START
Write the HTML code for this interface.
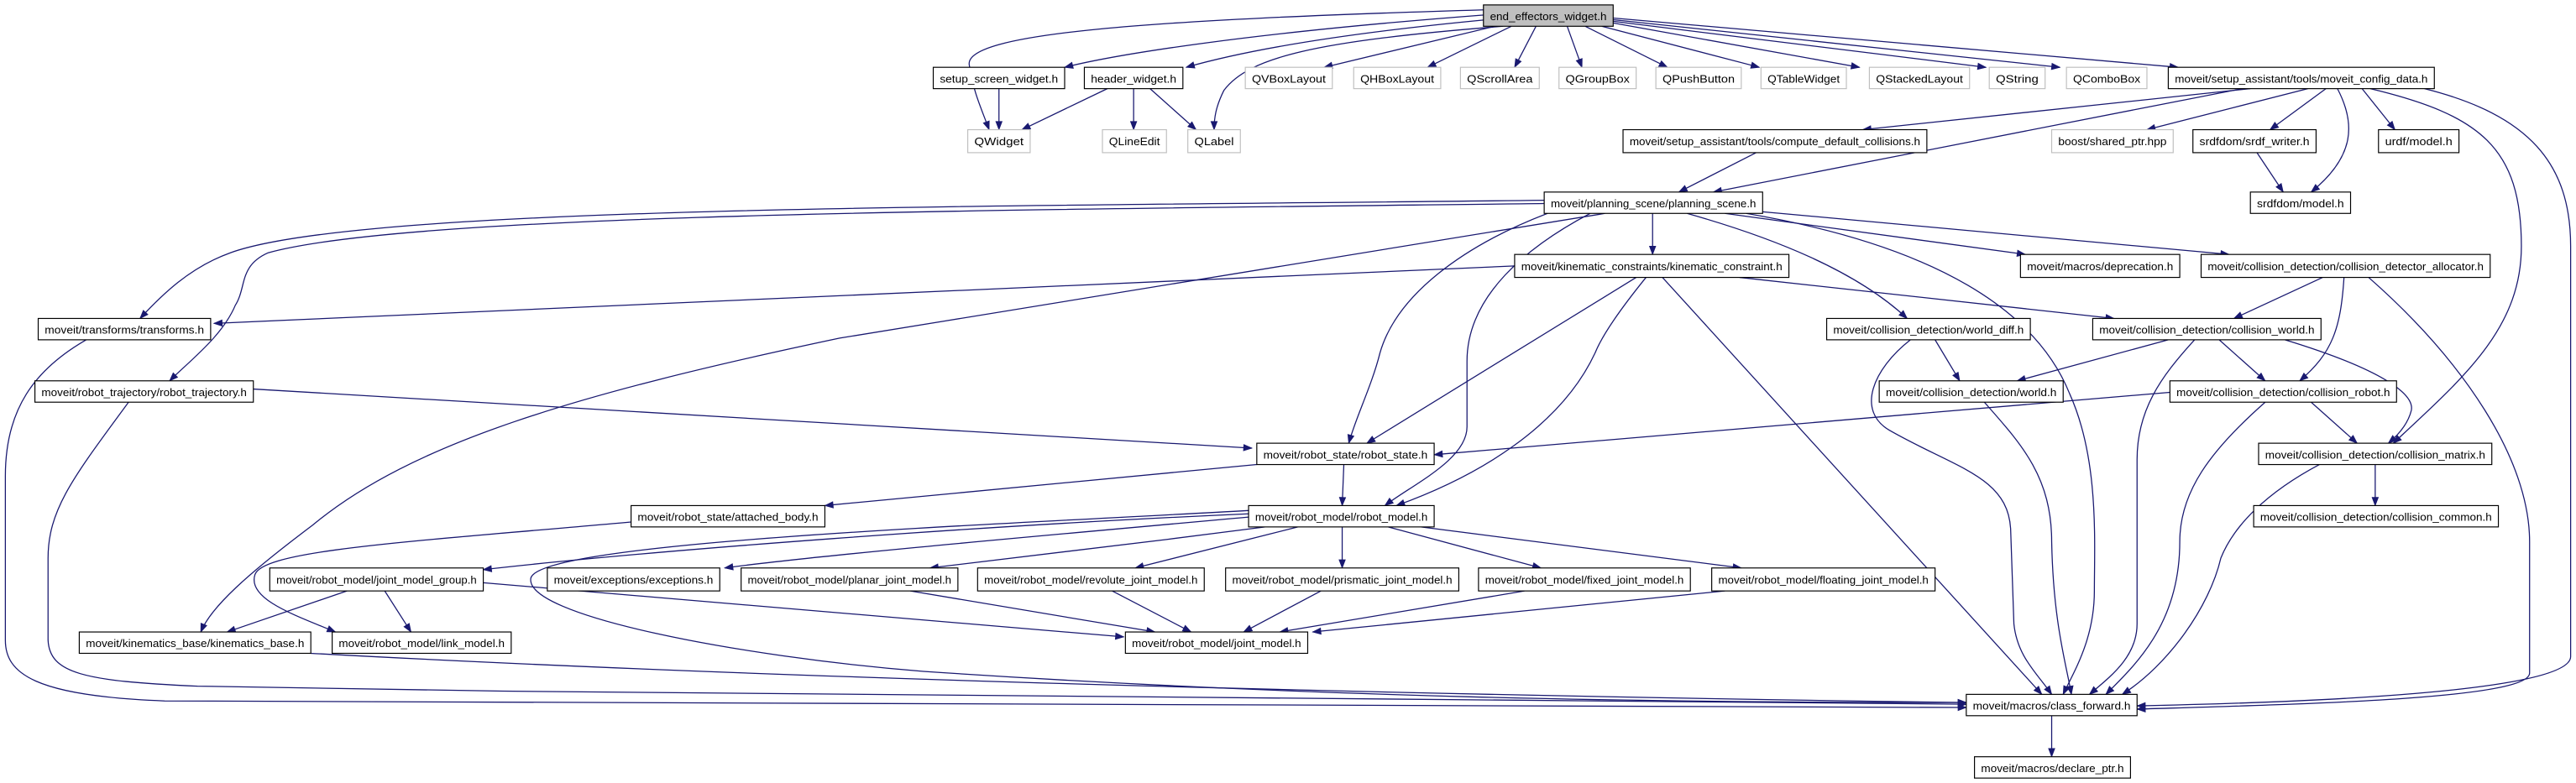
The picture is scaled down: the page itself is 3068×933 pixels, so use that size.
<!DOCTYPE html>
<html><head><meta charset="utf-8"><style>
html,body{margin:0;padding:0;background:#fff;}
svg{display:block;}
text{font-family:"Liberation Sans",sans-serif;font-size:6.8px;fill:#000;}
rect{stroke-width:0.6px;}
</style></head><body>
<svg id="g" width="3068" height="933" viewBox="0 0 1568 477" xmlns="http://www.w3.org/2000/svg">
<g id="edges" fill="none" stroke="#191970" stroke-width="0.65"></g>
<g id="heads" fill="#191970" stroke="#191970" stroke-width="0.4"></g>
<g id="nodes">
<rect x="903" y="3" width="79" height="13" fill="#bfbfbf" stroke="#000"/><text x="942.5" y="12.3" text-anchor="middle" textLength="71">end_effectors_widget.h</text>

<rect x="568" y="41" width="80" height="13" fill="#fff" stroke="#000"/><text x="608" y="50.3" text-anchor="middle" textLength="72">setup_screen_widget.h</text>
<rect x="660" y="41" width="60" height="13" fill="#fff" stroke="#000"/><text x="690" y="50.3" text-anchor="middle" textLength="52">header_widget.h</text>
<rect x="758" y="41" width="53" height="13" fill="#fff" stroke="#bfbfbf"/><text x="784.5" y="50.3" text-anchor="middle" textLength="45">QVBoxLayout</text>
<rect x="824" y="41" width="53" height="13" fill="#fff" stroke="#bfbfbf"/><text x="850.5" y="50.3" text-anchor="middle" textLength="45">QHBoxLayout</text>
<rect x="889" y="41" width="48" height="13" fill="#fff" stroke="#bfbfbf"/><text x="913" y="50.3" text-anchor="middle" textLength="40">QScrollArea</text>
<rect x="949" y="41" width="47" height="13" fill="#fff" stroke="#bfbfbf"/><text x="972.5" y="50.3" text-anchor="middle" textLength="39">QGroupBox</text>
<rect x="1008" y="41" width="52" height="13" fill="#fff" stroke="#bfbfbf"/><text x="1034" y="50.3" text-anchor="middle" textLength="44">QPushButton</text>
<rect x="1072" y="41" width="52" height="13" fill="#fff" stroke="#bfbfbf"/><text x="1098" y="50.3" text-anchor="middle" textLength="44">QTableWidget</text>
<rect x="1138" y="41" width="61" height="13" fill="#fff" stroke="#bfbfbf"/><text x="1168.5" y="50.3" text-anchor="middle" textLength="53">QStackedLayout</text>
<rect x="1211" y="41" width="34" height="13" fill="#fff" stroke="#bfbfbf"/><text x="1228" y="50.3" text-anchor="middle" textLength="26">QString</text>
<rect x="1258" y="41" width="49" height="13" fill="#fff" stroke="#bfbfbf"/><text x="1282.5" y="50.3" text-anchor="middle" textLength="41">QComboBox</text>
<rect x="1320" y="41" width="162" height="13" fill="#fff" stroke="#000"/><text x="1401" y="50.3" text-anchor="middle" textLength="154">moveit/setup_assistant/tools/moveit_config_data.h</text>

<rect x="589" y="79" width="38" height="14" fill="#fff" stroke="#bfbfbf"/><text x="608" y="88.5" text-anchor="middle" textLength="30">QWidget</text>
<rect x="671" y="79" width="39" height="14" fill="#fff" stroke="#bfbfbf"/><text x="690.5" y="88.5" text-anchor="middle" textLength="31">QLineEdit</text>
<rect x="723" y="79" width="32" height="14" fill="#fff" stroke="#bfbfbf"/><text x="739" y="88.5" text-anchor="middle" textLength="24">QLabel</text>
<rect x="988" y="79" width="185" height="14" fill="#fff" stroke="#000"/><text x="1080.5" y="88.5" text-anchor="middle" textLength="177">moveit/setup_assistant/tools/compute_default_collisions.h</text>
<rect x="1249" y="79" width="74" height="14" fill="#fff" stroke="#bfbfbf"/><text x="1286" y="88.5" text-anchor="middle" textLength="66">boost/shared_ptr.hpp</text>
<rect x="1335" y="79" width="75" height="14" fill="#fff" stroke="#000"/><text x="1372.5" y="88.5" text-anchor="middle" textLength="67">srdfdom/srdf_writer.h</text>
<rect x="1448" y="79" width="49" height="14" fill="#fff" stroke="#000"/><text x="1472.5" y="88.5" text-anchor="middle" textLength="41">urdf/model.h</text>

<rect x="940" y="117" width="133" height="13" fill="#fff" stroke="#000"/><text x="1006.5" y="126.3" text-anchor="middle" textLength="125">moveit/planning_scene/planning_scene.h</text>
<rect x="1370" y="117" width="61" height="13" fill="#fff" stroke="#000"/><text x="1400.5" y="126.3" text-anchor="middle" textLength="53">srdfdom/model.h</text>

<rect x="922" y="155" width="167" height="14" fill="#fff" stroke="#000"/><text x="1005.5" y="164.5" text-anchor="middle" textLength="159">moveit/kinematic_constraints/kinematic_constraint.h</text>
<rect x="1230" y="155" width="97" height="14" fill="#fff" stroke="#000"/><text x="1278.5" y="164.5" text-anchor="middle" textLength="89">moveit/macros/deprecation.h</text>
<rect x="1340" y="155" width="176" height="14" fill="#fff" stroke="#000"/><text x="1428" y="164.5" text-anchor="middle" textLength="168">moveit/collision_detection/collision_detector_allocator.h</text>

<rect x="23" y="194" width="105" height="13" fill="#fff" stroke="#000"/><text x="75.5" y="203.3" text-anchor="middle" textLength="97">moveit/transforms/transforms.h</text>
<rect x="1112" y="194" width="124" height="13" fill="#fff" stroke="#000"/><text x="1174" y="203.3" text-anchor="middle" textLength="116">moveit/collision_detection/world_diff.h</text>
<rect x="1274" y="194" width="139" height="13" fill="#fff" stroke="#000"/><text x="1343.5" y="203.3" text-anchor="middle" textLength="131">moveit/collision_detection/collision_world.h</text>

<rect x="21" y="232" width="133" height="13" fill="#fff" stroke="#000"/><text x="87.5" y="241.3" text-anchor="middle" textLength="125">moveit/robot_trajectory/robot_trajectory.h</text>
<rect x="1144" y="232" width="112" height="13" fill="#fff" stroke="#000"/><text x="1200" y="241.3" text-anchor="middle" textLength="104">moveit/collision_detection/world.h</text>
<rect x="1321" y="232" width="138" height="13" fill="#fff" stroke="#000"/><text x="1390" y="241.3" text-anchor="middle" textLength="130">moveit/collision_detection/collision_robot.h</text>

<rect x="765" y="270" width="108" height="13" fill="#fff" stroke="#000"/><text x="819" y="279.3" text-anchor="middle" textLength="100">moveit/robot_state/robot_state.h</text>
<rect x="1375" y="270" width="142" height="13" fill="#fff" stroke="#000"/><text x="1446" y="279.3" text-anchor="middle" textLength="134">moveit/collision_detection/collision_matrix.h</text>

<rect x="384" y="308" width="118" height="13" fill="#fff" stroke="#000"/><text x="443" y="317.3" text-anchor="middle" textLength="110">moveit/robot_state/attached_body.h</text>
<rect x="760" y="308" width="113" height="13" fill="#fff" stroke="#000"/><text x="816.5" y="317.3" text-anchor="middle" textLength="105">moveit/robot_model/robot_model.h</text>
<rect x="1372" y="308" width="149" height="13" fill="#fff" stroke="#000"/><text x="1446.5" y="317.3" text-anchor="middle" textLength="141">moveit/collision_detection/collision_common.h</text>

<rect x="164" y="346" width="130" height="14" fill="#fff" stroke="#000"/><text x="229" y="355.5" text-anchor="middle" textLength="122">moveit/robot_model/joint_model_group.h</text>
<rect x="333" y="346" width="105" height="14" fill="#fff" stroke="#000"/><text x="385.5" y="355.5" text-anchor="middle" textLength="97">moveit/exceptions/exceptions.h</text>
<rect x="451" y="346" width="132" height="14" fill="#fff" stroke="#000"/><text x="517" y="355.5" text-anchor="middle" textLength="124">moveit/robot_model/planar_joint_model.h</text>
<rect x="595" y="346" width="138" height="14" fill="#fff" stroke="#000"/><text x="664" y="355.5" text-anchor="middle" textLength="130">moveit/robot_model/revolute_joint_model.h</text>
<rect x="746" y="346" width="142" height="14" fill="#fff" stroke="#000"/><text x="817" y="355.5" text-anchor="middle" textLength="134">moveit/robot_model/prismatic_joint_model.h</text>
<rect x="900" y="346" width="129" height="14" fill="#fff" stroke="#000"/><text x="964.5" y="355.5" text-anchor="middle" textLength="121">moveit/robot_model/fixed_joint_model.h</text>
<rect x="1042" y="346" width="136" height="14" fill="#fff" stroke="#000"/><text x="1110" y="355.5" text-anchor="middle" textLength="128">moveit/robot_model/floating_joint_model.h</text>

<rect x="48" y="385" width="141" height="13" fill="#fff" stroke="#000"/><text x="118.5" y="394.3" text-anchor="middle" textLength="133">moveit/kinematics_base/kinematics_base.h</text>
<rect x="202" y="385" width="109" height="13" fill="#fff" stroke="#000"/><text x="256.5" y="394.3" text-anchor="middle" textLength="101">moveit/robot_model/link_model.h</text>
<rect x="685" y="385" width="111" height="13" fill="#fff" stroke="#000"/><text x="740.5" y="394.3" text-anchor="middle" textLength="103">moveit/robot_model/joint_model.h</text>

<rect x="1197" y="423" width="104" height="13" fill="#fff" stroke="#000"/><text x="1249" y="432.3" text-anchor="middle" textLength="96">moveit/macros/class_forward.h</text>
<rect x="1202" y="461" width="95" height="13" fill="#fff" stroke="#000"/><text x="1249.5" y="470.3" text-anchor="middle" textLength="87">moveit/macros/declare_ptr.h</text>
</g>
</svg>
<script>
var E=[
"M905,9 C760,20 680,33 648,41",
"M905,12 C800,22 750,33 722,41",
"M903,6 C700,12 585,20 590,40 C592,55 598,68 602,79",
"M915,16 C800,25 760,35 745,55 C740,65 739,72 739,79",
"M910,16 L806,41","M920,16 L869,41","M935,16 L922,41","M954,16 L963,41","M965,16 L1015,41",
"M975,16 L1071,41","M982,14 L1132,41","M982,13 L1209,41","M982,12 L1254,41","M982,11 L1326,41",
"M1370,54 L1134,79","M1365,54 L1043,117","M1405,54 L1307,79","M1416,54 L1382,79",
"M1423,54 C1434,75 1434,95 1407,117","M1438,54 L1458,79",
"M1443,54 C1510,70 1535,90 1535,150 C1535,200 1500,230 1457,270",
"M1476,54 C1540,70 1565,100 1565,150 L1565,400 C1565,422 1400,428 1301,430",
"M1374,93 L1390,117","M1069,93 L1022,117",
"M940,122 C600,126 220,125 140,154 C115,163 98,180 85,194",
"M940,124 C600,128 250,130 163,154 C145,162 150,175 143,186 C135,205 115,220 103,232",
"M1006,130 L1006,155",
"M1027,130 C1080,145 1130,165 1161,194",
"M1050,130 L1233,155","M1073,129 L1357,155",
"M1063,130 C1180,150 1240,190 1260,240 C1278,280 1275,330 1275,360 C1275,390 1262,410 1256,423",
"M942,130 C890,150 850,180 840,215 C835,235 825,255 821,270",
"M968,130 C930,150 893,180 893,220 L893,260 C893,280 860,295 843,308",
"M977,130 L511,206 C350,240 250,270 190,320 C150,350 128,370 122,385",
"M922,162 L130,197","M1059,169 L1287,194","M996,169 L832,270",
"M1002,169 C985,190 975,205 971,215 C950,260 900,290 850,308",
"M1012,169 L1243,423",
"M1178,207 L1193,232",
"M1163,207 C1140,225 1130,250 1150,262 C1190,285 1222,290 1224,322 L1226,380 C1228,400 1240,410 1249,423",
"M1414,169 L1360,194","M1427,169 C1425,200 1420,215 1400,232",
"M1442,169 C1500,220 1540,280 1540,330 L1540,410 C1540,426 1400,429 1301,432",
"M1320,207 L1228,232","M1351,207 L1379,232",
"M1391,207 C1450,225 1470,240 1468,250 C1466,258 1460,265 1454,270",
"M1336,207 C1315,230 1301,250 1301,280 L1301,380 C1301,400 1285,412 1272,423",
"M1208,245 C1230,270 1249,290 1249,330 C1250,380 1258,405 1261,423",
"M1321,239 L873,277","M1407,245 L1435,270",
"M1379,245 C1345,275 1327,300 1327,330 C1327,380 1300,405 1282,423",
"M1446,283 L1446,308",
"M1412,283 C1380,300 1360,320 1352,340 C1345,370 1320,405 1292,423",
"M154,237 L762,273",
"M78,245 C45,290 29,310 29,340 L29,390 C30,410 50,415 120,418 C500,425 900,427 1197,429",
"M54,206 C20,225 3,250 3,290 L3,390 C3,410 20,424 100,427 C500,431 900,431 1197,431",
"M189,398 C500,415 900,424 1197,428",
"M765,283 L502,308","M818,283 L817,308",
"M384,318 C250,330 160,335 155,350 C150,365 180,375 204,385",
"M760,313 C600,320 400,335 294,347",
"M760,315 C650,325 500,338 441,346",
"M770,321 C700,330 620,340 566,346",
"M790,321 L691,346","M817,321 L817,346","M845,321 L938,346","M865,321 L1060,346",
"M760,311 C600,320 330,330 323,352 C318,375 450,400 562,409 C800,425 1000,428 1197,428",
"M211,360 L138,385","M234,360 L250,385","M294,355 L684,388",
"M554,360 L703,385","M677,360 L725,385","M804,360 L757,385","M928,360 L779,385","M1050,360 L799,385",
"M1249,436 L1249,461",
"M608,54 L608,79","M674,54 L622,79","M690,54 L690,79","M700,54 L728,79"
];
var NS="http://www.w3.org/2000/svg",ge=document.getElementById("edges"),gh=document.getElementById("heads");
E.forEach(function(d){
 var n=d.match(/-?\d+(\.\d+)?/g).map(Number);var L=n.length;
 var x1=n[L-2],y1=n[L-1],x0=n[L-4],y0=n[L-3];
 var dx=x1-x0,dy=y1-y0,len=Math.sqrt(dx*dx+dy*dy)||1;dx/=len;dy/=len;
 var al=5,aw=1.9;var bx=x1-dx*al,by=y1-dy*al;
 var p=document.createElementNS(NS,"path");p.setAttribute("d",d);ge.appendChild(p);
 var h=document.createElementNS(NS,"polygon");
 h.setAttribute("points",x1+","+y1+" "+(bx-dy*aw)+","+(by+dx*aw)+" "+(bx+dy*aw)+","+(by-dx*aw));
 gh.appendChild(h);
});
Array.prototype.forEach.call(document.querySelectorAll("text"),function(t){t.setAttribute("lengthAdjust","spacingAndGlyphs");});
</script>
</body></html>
END
Exercise aim: Collect each line containing the string "size".

The solution:
The picture is scaled down: the page itself is 3068×933 pixels, so use that size.
text{font-family:"Liberation Sans",sans-serif;font-size:6.8px;fill:#000;}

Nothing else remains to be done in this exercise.